The Cost of Voter ID Laws: What the Courts Say
Publications
By Vishal Agraharkar, Wendy Weiser, and Adam Skaggs
– 02/17/11Based on a comprehensive review of every court case in which a photo ID law has been challenged, this paper examines of the costs states must incur if they decide to implement photo ID requirements for voters.
In a difficult fiscal environment, citizens may reasonably question whether there are more pressing needs on which to spend their tax dollars than photo ID rules, and state legislators should seriously consider whether photo ID laws are worth their considerable costs. In doing so, legislators should consider the myriad other measures already in place in their states to guard against voter fraud—which have been very effective at deterring such fraud —as well as less expensive measures to increase the security of elections, including voter ID laws that allow voters who do not have photo ID to demonstrate their identities at the polls by other means. Legislators who still wish to pursue photo ID requirements for voting must ensure that the laws provide for free photo IDs, ensure that IDs are reasonably accessible to all eligible voters, and include sufficient voter education and outreach programs and poll worker training.

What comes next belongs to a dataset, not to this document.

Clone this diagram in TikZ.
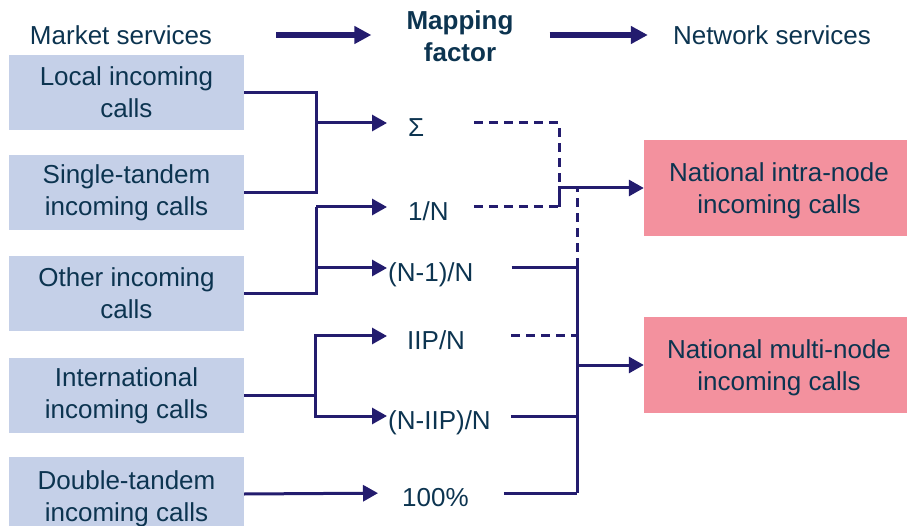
\documentclass[tikz,border=0pt]{standalone}
\usepackage{fontspec}
\setmainfont{Liberation Sans}
\usetikzlibrary{arrows.meta,calc}
\definecolor{lncol}{RGB}{35,28,110}
\definecolor{txtcol}{RGB}{12,52,80}
\definecolor{bluebox}{RGB}{197,208,232}
\definecolor{pinkbox}{RGB}{243,145,158}
\newcommand{\toprule}{\rule{0pt}{25pt}}
\begin{document}
\begin{tikzpicture}[x=1pt,y=-1pt,
  mktbox/.style={fill=bluebox, minimum width=235pt, minimum height=75pt, inner sep=0pt, align=center, text=txtcol, font=\fontsize{26}{32}\selectfont},
  netbox/.style={fill=pinkbox, minimum width=270pt, minimum height=96pt, inner sep=0pt, align=center, text=txtcol, font=\fontsize{26}{32}\selectfont},
  lbl/.style={inner sep=0pt, text height=26.6pt, text depth=0pt, anchor=west, text=txtcol, font=\fontsize{26}{32}\selectfont},
  hdr/.style={inner sep=0pt, align=center, text=txtcol, font=\fontsize{26}{32}\selectfont},
  ln/.style={draw=lncol, line width=3pt},
  arr/.style={ln, -{Triangle[length=15pt,width=16pt]}},
  dsh/.style={ln, dash pattern=on 9pt off 6pt},
  bigarr/.style={draw=lncol, line width=5.5pt, -{Triangle[length=17pt,width=17pt]}}
]
\useasboundingbox (0,0) rectangle (907,526);

% header
\node[hdr] (ms) at (121,35) {Market services};
\node[hdr, font=\fontsize{26}{32}\selectfont\bfseries] (mf) at (460,36.5) {Mapping\\factor};
\node[hdr] (ns) at (772,35) {Network services};
\draw[bigarr, shorten <=64pt, shorten >=35pt] (ms.east) -- (ms.east -| mf.west);
\draw[bigarr, shorten <=36pt, shorten >=25pt] (ms.east -| mf.east) -- (ns.west);

% market boxes
\node[mktbox] (b1) at (126.5,92.5) {Local incoming\\calls};
\node[mktbox] (b2) at (126.5,192.5) {Single-tandem\\incoming calls};
\node[mktbox] (b3) at (126.5,293.5) {Other incoming\\calls};
\node[mktbox] (b4) at (126.5,395.5) {International\\incoming calls};
\node[mktbox, minimum height=84pt] (b5) at (126.5,499) {Double-tandem\\incoming calls};

% network boxes
\node[netbox] (intra) at (779,188) {\toprule National intra-node\\incoming calls};
\node[netbox] (multi) at (779,365) {\toprule National multi-node\\incoming calls};

% mapping factors
\node[lbl] (sig) at (408,123) {Σ};
\node[lbl] (oneN) at (408,207) {1/N};
\node[lbl] (nm1) at (388,268) {(N-1)/N};
\node[lbl] (iip) at (407,336) {IIP/N};
\node[lbl] (niip) at (388,416) {(N-IIP)/N};
\node[lbl] (hund) at (402,493) {100\%};

% left connectors
\coordinate (j1) at (316,123);
\coordinate (j2) at (316,207);
\coordinate (j3) at (315,336);
\draw[ln] (b1.east) -| (j1) |- (b2.east);
\draw[arr, shorten >=21pt] (j1) -- (sig.west);
\draw[ln] (j2) |- (b3.east);
\draw[arr, shorten >=21pt] (j2) -- (oneN.west);
\draw[arr, shorten >=1pt] (j2 |- nm1.west) -- (nm1.west);
\draw[ln] (b4.east) -- (j3 |- b4.east);
\draw[arr, shorten >=20pt] (j3 |- b4.east) |- (iip.west);
\draw[arr, shorten >=1pt] (j3 |- b4.east) |- (niip.west);
\draw[arr, shorten >=24pt] (b5.east) ++(0,-5) -- (hund.west);

% right connectors
\coordinate (ja) at (559,188);
\coordinate (jb) at (577,188);
\coordinate (jm) at (577,493);
\draw[dsh, shorten <=50pt] (sig.east) -| (ja);
\draw[dsh, shorten <=25pt] (oneN.east) -- (oneN.east -| ja);
\draw[arr] (oneN.east -| ja) |- (intra.west);
\draw[dsh, shorten <=46pt] (iip.east) -| (jb);
\draw[ln, shorten <=38pt] (nm1.east) -| (jm);
\draw[ln, shorten <=20pt] (niip.east) -- (niip.east -| jm);
\draw[ln, shorten <=35pt] (hund.east) -- (jm);
\draw[arr] (niip.east -| jm) |- (multi.west);
\end{tikzpicture}
\end{document}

We should be looking at the potential benefits to switching to weekend voting - like so many other nations in the world, including those voting on Sunday, June 17, 2012. We should not be reducing our already low voter participation by voter suppression measures, like voter ID, reduced early voting, more stringent and restrictive absentee / mail in ballots, and eliminating same day voter registration.
Our voter participation is already TOO low. Don't make it harder for legal voters to vote; don't support voter ID. Support instead a change from silly Tuesday voting to weekend voting. Either we are the leading democracy in the world, or we aren't. If we are going to give lip service to patriotism about freedom and liberty - vote, and do whatever it takes to encourage everyone else to vote as well, and to be informed and educated voters. That might mean ending Tuesday voting. It definitely means ending Voter ID laws and bad voter roll purges.